Closed Ther-nullptr closed 1 year ago
Yes, our IntLayerNorm ignores the situation of $\sigma=0$ as Eq. (27) on our paper. We think that situation can be ignored since it means all values of one FeatureMap are same. Further, if all values are same, this sample will have no information for recognition.
Despite all this, if you're worried about that, we recommend to check the FeatureMap before LayerNorm to ensure $\sum{i=1,...,C}(|C\widehat{X}{Qi} -M_1| ) > 0$, where $M_1$ is the sum of $\widehat{X}_Q$ as Eq. (24).

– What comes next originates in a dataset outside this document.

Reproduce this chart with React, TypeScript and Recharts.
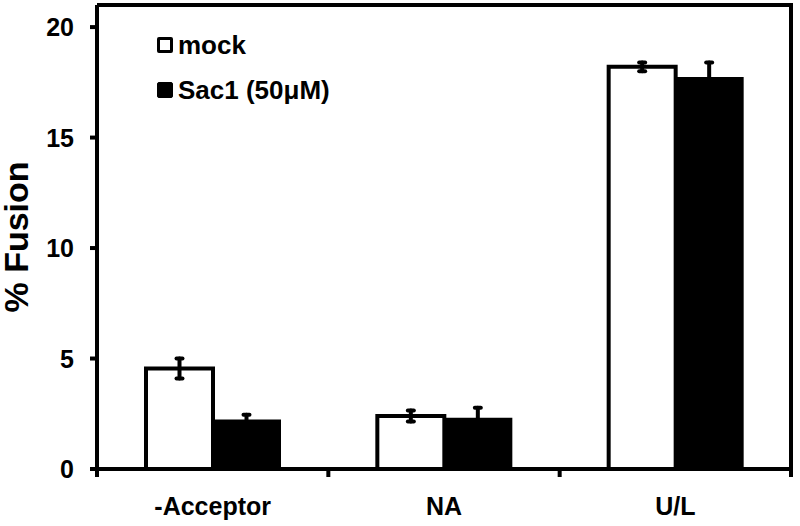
import React from "react";
import {
  BarChart,
  Bar,
  XAxis,
  YAxis,
  ErrorBar,
  ReferenceLine,
} from "recharts";

const categories = ["-Acceptor", "NA", "U/L"];
const mockValues = [4.55, 2.4, 18.2];
const mockErrors = [0.45, 0.25, 0.2];
const sacValues = [2.2, 2.27, 17.7];
const sacErrors = [0.25, 0.5, 0.7];
const yTicks = [0, 5, 10, 15, 20];
const yMax = 21;
const seriesNames = ["mock", "Sac1 (50\u03bcM)"];

const data = categories.map((c, i) => ({
  category: c,
  mock: mockValues[i],
  mockErr: mockErrors[i],
  sac: sacValues[i],
  sacErr: sacErrors[i],
}));

const FONT = "'Liberation Sans', Arial, Helvetica, sans-serif";

// layout constants (shared by chart and frame overlay)
const CHART_W = 800;
const CHART_H = 526;
const MARGIN = { top: 5, right: 9, left: 0, bottom: 0 };
const Y_AXIS_W = 97;
const X_AXIS_H = 57;
const PLOT_LEFT = MARGIN.left + Y_AXIS_W;
const PLOT_RIGHT = CHART_W - MARGIN.right;
const PLOT_TOP = MARGIN.top;
const PLOT_BOTTOM = CHART_H - MARGIN.bottom - X_AXIS_H;

const YTick = (props: any) => {
  const { x, y, payload } = props;
  return (
    <text
      x={x}
      y={y}
      dy={9}
      textAnchor="end"
      fill="#000"
      fontSize={25}
      fontWeight={700}
      fontFamily={FONT}
      style={{ fontWeight: 700 }}
    >
      {payload.value}
    </text>
  );
};

const XTick = (props: any) => {
  const { x, y, payload } = props;
  return (
    <text
      x={x}
      y={y}
      dy={18}
      textAnchor="middle"
      fill="#000"
      fontSize={25}
      fontWeight={700}
      fontFamily={FONT}
      style={{ fontWeight: 700 }}
    >
      {payload.value}
    </text>
  );
};

const EdgeTick = (props: any) => {
  const { x1, y1, y2 } = props;
  const bottom = Math.max(y1, y2);
  return <line x1={x1} x2={x1} y1={bottom} y2={bottom + 8} stroke="#000" strokeWidth={4} />;
};

export default function App() {
  return (
    <div style={{ position: "absolute", left: 0, top: 0, width: CHART_W, height: CHART_H, background: "#fff" }}>
      <BarChart
        width={CHART_W}
        height={CHART_H}
        data={data}
        margin={MARGIN}
        barGap={0}
        barSize={67}
      >
        <XAxis
          dataKey="category"
          height={X_AXIS_H}
          axisLine={{ stroke: "#000", strokeWidth: 4 }}
          tickLine={false}
          tickMargin={22}
          tick={<XTick />}
        />
        <YAxis
          width={Y_AXIS_W}
          domain={[0, yMax]}
          ticks={yTicks}
          allowDataOverflow
          axisLine={{ stroke: "#000", strokeWidth: 4 }}
          tickLine={{ stroke: "#000", strokeWidth: 4 }}
          tickSize={7}
          tickMargin={16}
          tick={<YTick />}
          label={{
            value: "% Fusion",
            angle: -90,
            position: "insideLeft",
            offset: 0,
            dx: 16,
            style: { fill: "#000", fontSize: 34, fontWeight: 700, fontFamily: FONT, textAnchor: "middle" },
          }}
        />
        {categories.map((c) => (
          <ReferenceLine
            key={"e" + c}
            x={c}
            position="end"
            ifOverflow="visible"
            shape={<EdgeTick />}
          />
        ))}
        <ReferenceLine
          x={categories[0]}
          position="start"
          ifOverflow="visible"
          shape={<EdgeTick />}
        />
        <Bar
          dataKey="mock"
          name={seriesNames[0]}
          fill="#fff"
          stroke="#000"
          strokeWidth={4}
          isAnimationActive={false}
        >
          <ErrorBar
            dataKey="mockErr"
            width={3}
            stroke="#000"
            strokeWidth={4}
            strokeLinecap="round"
            direction="y"
          />
        </Bar>
        <Bar
          dataKey="sac"
          name={seriesNames[1]}
          fill="#000"
          stroke="#000"
          strokeWidth={2}
          isAnimationActive={false}
        >
          <ErrorBar
            dataKey="sacErr"
            width={3}
            stroke="#000"
            strokeWidth={4}
            strokeLinecap="round"
            direction="y"
          />
        </Bar>
      </BarChart>
      <svg
        width={CHART_W}
        height={CHART_H}
        style={{ position: "absolute", left: 0, top: 0, pointerEvents: "none" }}
      >
        <polyline
          points={`${PLOT_LEFT},${PLOT_TOP} ${PLOT_RIGHT},${PLOT_TOP} ${PLOT_RIGHT},${PLOT_BOTTOM}`}
          fill="none"
          stroke="#000"
          strokeWidth={4}
          strokeLinejoin="miter"
        />
      </svg>
      <div
        style={{
          position: "absolute",
          left: 157,
          top: 30,
          fontFamily: FONT,
          fontWeight: 700,
          fontSize: 26,
          color: "#000",
          lineHeight: "30px",
        }}
      >
        {seriesNames.map((n, i) => (
          <div key={n} style={{ display: "flex", alignItems: "center", height: 30, marginBottom: i === 0 ? 15 : 0 }}>
            <span
              style={{
                display: "inline-block",
                width: i === 0 ? 10 : 14,
                height: i === 0 ? 10 : 14,
                border: i === 0 ? "3px solid #000" : "1px solid #000",
                background: i === 0 ? "#fff" : "#000",
                marginRight: 5,
                borderRadius: 2,
              }}
            />
            <span>{n}</span>
          </div>
        ))}
      </div>
    </div>
  );
}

I tried to use your method to quantify A-ViT(https://a-vit.github.io/) in my lab project, and since a mask is taken in A-ViT for a portion of the token, this will cause all feature maps for a specific token to be all 0, which will definitely result in NaN
at intlayernorm. I believe there are not few ViT variants that take this strategy, so it is very much hoped that you can propose a solution to make this quantization method more scalable.
To my understanding, if the features of one token are 0, its values after LayerNorm should also be kept as 0. So, maybe you can save the mask and skip these corresponding tokens in LayerNorm. Or you can set these corresponding tokens features to 0 after LayerNorm.
Understand, thank you!
In the code of IntLayerNorm, The author may ignore the situation when $\sigma=0$, the layernorm function $y = \frac{x-\mathbb{E}(x)}{\sigma}$ may generate NaN. So I think the Intlayernorm function must deal with the situation when $\sigma=0$ properly.